1) One Phone Call: While it is true that many times, jurisdictions will allow someone who has been arrested to try to call someone (like a family member or lawyer) to help them out, this is not a Constitutionally protected right. There are no rights as to when the phone call must occur, or even if it must occur at all. At the other end of the spectrum, some jurisdictions will allow inmates to make an unlimited number of phone calls to contact friends and family while they’re in custody.

2) Police Have to Tell you they are Police if you ask them: No one quite knows where this myth came from, and it flies in the face of logic. Think of all the great tv shows that featured undercover cops… this rule would put undercover and sting operations completely out of business. All anyone would ever have to do, before committing a crime in front of someone else, is ask: Are you a police officer? Undercover officers have a huge amount of latitude and discretion while they are undercover in order to be successful. Don’t believe this myth.

3) If a jury convicts you, you can appeal and get off: Appeals courts will only review cases where the defendant alleges his rights under the Constitution of the U.S. or a particular state were violated, or if there were significant lapses in procedure that resulted in an unfair trial. Appellate courts are not there to re-evaluate jury verdicts or reconsider evidence. In the interest of stability and trust in the justice system, appellate courts are extremely reluctant in overturning verdicts, particularly those deliberated by a jury.

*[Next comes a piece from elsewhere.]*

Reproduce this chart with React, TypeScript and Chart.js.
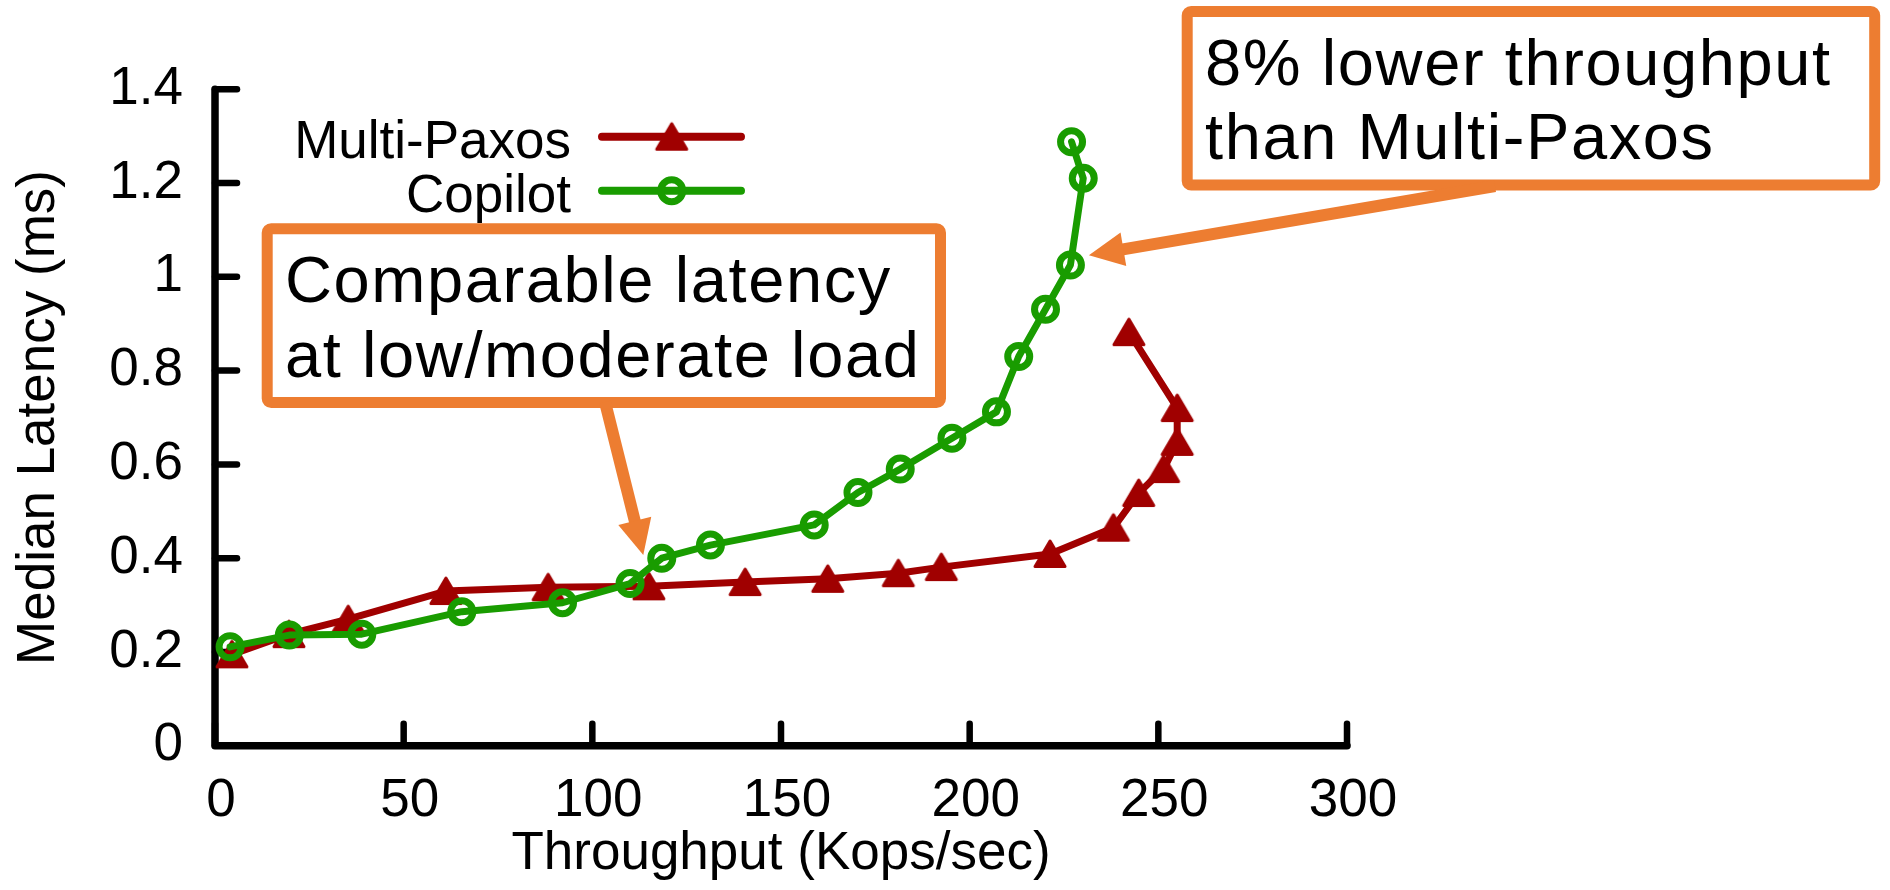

4) Crime is increasing in America: This is patently untrue, at least on the whole. Crime rates have been declining for the last thirty years, despite feeling bombarded by information otherwise. Our ability to gather information on when violent crimes occur (through news, social media, and the like) makes it seem like crime is on the rise. Some major metropolitan areas have seen small rises in rime in recent years; but on average, humans are at the lowest likelihood of dying in a war or as the result of a crime in the history of mankind.

5) Double Jeopardy: You can’t be convicted again if you were acquitted of a crime. The 5th Amendment prohibits someone to be subject for the same offense to be twice put in jeopardy of life or limb, preventing the government from trying and retrying a case until they get it right. This is true with some massive exceptions. First – this only applies after a jury has either convicted or acquitted someone. Next, the state can charge someone with both the crime and the conspiracy to commit the crime – giving the state basically two bites at the apple. Finally, ‘separate sovereigns’ allow a defendant to be tried, convicted and sentences for the same thing in both federal and state courts. This was seen in Michael Vick’s cases on dogfighting: he was convicted once under state law, and again under federal law.